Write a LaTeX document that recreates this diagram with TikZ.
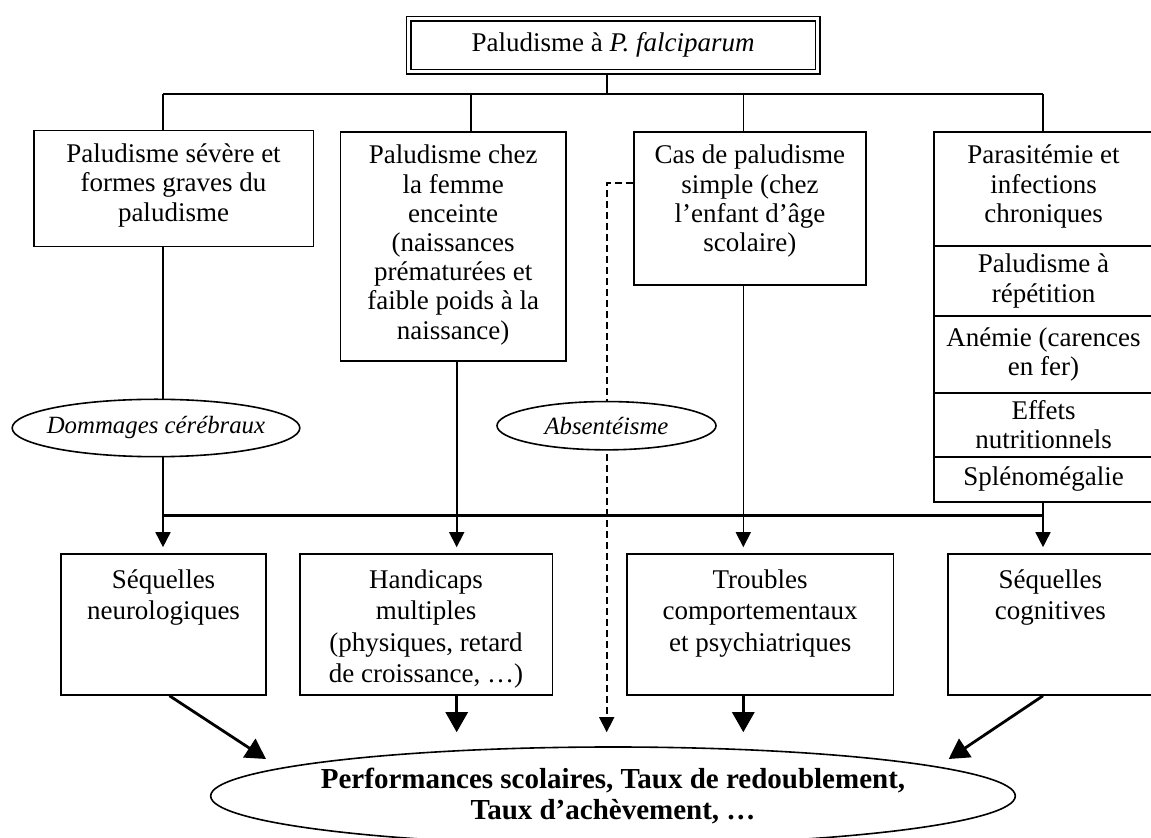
\documentclass[tikz,border=0pt]{standalone}
\usepackage{fontspec}
\setmainfont{Liberation Serif}
\usetikzlibrary{shapes.geometric,arrows.meta}

\tikzset{
  boite/.style={draw, rectangle, inner sep=0pt, font=\fontsize{13.5}{14.6}\selectfont},
  effet/.style={boite, font=\fontsize{13.5}{15.7}\selectfont},
  bulle/.style={draw, ellipse, fill=white, inner ysep=0pt, inner xsep=-4pt, font=\fontsize{12.4}{14}\selectfont\itshape},
  fleche/.style={->, shorten >=3pt},
  grosse/.style={line width=1.4pt, -{Triangle[length=10pt,width=11pt]}}
}
\newcommand{\haut}[4][16pt]{\parbox[c][#3][t]{#2}{\centering\rule{0pt}{#1}#4}}
\newcommand{\milieu}[3]{\parbox[c][#2][c]{#1}{\centering #3}}

\begin{document}
\begin{tikzpicture}[x=0.5pt,y=-0.5pt,line width=0.8pt,>={Triangle[length=7.5pt,width=7.5pt]}]
\useasboundingbox (0,0) rectangle (1151,838);

\node(Titre)[boite, double, double distance=1.5pt, line width=0.7pt, minimum width=204.6pt, minimum height=26.45pt] at (613.2,45.35) {Paludisme à \textit{P. falciparum}};

\node(Sev)[boite] at (173.5,188.7) {\haut{139.8pt}{58pt}{Paludisme sévère et\\formes graves du\\paludisme}};
\node(Fem)[boite] at (453.2,246.5) {\haut{112.85pt}{114.5pt}{Paludisme chez\\la femme\\enceinte\\(naissances\\prématurées et\\faible poids à la\\naissance)}};
\node(Simple)[boite] at (749.9,208.5) {\haut{116.15pt}{76.5pt}{Cas de paludisme\\simple (chez\\l’enfant d’âge\\scolaire)}};
\node(Para)[boite] at (1043.5,189) {\haut{109.5pt}{57pt}{Parasitémie et\\infections\\chroniques}};
\node(Rep)[boite] at (1043.5,281) {\milieu{109.5pt}{35pt}{Paludisme à\\répétition}};
\node(Anem)[boite] at (1043.5,354.5) {\milieu{109.5pt}{38.5pt}{Anémie (carences\\en fer)}};
\node(Nutri)[boite] at (1043.5,425) {\milieu{109.5pt}{32pt}{Effets\\nutritionnels}};
\node(Splen)[boite] at (1043.5,479.5) {\milieu{109.5pt}{22.5pt}{Splénomégalie}};

\node(Neuro)[effet] at (163.5,624.5) {\haut[17.3pt]{102.5pt}{70.5pt}{Séquelles\\neurologiques}};
\node(Handi)[effet] at (426,624.5) {\haut[17.3pt]{126.3pt}{70.5pt}{Handicaps\\multiples\\(physiques, retard\\de croissance, …)}};
\node(Troub)[effet] at (760.15,624.5) {\haut[17.3pt]{133.15pt}{70.5pt}{Troubles\\comportementaux\\et psychiatriques}};
\node(Cogn)[effet] at (1050.35,624.5) {\haut[17.3pt]{102.65pt}{70.5pt}{Séquelles\\cognitives}};

\node(Perf)[draw, ellipse, inner ysep=0pt, inner xsep=-5pt, minimum width=402.3pt, minimum height=49pt, align=center, font=\fontsize{14.5}{15.5}\selectfont\bfseries] at (613,796) {Performances scolaires, Taux de redoublement,\\Taux d’achèvement, …};

\coordinate (T0) at (607,94);
\coordinate (H1) at (163,94);
\coordinate (H2) at (470.7,94);
\coordinate (H3) at (743.3,94);
\coordinate (H4) at (1043,94);
\coordinate (C1) at (163,515.5);
\coordinate (C2) at (456.7,515.5);
\coordinate (C3) at (743.3,515.5);
\coordinate (C4) at (1043,515.5);
\coordinate (A0) at (606.7,183.3);
\coordinate (PG) at (266,759);
\coordinate (PD) at (948.7,759);

\draw[shorten <=1.45pt] (Titre.south -| T0) -- (T0);
\draw (H1) -- (H4);
\draw (H1) -- (H1 |- Sev.north);
\draw (H2) -- (H2 |- Fem.north);
\draw (H3) -- (H3 |- Simple.north);
\draw (H4) -- (H4 |- Para.north);

\draw (H1 |- Sev.south) -- (C1);
\draw (C2 |- Fem.south) -- (C2);
\draw (C3 |- Simple.south) -- (C3);
\draw (C4 |- Splen.south) -- (C4);
\draw[line width=1.2pt] (C1) -- (C4);

\draw[fleche] (C1) -- (C1 |- Neuro.north);
\draw[fleche] (C2) -- (C2 |- Handi.north);
\draw[fleche] (C3) -- (C3 |- Troub.north);
\draw[fleche] (C4) -- (C4 |- Cogn.north);

\draw[grosse] ([xshift=3pt]Neuro.south) -- (PG);
\draw[grosse, shorten >=7pt] (C2 |- Handi.south) -- (C2 |- Perf.north);
\draw[->, dash pattern=on 3.5pt off 2pt, shorten >=7pt] (Simple.west |- A0) -- (A0) -- (A0 |- Perf.north);
\draw[grosse, shorten >=7pt] (C3 |- Troub.south) -- (C3 |- Perf.north);
\draw[grosse] (C4 |- Cogn.south) -- (PD);

\node(Domm)[bulle, minimum width=143.85pt, minimum height=28.7pt] at (156,428) {Dommages cérébraux};
\node(Abs)[bulle, minimum width=109.5pt, minimum height=24.15pt] at (606.5,425.7) {Absentéisme};
\end{tikzpicture}
\end{document}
|---|
The material above holds pictures; copy everything else in it exactly.

** Finished exercise **
Write a LaTeX document that recreates this diagram with TikZ.
\documentclass[tikz,border=0pt]{standalone}
\usepackage{fontspec}
\setmainfont{Liberation Serif}
\usetikzlibrary{shapes.geometric,arrows.meta}

\tikzset{
  boite/.style={draw, rectangle, inner sep=0pt, font=\fontsize{13.5}{14.6}\selectfont},
  effet/.style={boite, font=\fontsize{13.5}{15.7}\selectfont},
  bulle/.style={draw, ellipse, fill=white, inner ysep=0pt, inner xsep=-4pt, font=\fontsize{12.4}{14}\selectfont\itshape},
  fleche/.style={->, shorten >=3pt},
  grosse/.style={line width=1.4pt, -{Triangle[length=10pt,width=11pt]}}
}
\newcommand{\haut}[4][16pt]{\parbox[c][#3][t]{#2}{\centering\rule{0pt}{#1}#4}}
\newcommand{\milieu}[3]{\parbox[c][#2][c]{#1}{\centering #3}}

\begin{document}
\begin{tikzpicture}[x=0.5pt,y=-0.5pt,line width=0.8pt,>={Triangle[length=7.5pt,width=7.5pt]}]
\useasboundingbox (0,0) rectangle (1151,838);

\node(Titre)[boite, double, double distance=1.5pt, line width=0.7pt, minimum width=204.6pt, minimum height=26.45pt] at (613.2,45.35) {Paludisme à \textit{P. falciparum}};

\node(Sev)[boite] at (173.5,188.7) {\haut{139.8pt}{58pt}{Paludisme sévère et\\formes graves du\\paludisme}};
\node(Fem)[boite] at (453.2,246.5) {\haut{112.85pt}{114.5pt}{Paludisme chez\\la femme\\enceinte\\(naissances\\prématurées et\\faible poids à la\\naissance)}};
\node(Simple)[boite] at (749.9,208.5) {\haut{116.15pt}{76.5pt}{Cas de paludisme\\simple (chez\\l’enfant d’âge\\scolaire)}};
\node(Para)[boite] at (1043.5,189) {\haut{109.5pt}{57pt}{Parasitémie et\\infections\\chroniques}};
\node(Rep)[boite] at (1043.5,281) {\milieu{109.5pt}{35pt}{Paludisme à\\répétition}};
\node(Anem)[boite] at (1043.5,354.5) {\milieu{109.5pt}{38.5pt}{Anémie (carences\\en fer)}};
\node(Nutri)[boite] at (1043.5,425) {\milieu{109.5pt}{32pt}{Effets\\nutritionnels}};
\node(Splen)[boite] at (1043.5,479.5) {\milieu{109.5pt}{22.5pt}{Splénomégalie}};

\node(Neuro)[effet] at (163.5,624.5) {\haut[17.3pt]{102.5pt}{70.5pt}{Séquelles\\neurologiques}};
\node(Handi)[effet] at (426,624.5) {\haut[17.3pt]{126.3pt}{70.5pt}{Handicaps\\multiples\\(physiques, retard\\de croissance, …)}};
\node(Troub)[effet] at (760.15,624.5) {\haut[17.3pt]{133.15pt}{70.5pt}{Troubles\\comportementaux\\et psychiatriques}};
\node(Cogn)[effet] at (1050.35,624.5) {\haut[17.3pt]{102.65pt}{70.5pt}{Séquelles\\cognitives}};

\node(Perf)[draw, ellipse, inner ysep=0pt, inner xsep=-5pt, minimum width=402.3pt, minimum height=49pt, align=center, font=\fontsize{14.5}{15.5}\selectfont\bfseries] at (613,796) {Performances scolaires, Taux de redoublement,\\Taux d’achèvement, …};

\coordinate (T0) at (607,94);
\coordinate (H1) at (163,94);
\coordinate (H2) at (470.7,94);
\coordinate (H3) at (743.3,94);
\coordinate (H4) at (1043,94);
\coordinate (C1) at (163,515.5);
\coordinate (C2) at (456.7,515.5);
\coordinate (C3) at (743.3,515.5);
\coordinate (C4) at (1043,515.5);
\coordinate (A0) at (606.7,183.3);
\coordinate (PG) at (266,759);
\coordinate (PD) at (948.7,759);

\draw[shorten <=1.45pt] (Titre.south -| T0) -- (T0);
\draw (H1) -- (H4);
\draw (H1) -- (H1 |- Sev.north);
\draw (H2) -- (H2 |- Fem.north);
\draw (H3) -- (H3 |- Simple.north);
\draw (H4) -- (H4 |- Para.north);

\draw (H1 |- Sev.south) -- (C1);
\draw (C2 |- Fem.south) -- (C2);
\draw (C3 |- Simple.south) -- (C3);
\draw (C4 |- Splen.south) -- (C4);
\draw[line width=1.2pt] (C1) -- (C4);

\draw[fleche] (C1) -- (C1 |- Neuro.north);
\draw[fleche] (C2) -- (C2 |- Handi.north);
\draw[fleche] (C3) -- (C3 |- Troub.north);
\draw[fleche] (C4) -- (C4 |- Cogn.north);

\draw[grosse] ([xshift=3pt]Neuro.south) -- (PG);
\draw[grosse, shorten >=7pt] (C2 |- Handi.south) -- (C2 |- Perf.north);
\draw[->, dash pattern=on 3.5pt off 2pt, shorten >=7pt] (Simple.west |- A0) -- (A0) -- (A0 |- Perf.north);
\draw[grosse, shorten >=7pt] (C3 |- Troub.south) -- (C3 |- Perf.north);
\draw[grosse] (C4 |- Cogn.south) -- (PD);

\node(Domm)[bulle, minimum width=143.85pt, minimum height=28.7pt] at (156,428) {Dommages cérébraux};
\node(Abs)[bulle, minimum width=109.5pt, minimum height=24.15pt] at (606.5,425.7) {Absentéisme};
\end{tikzpicture}
\end{document}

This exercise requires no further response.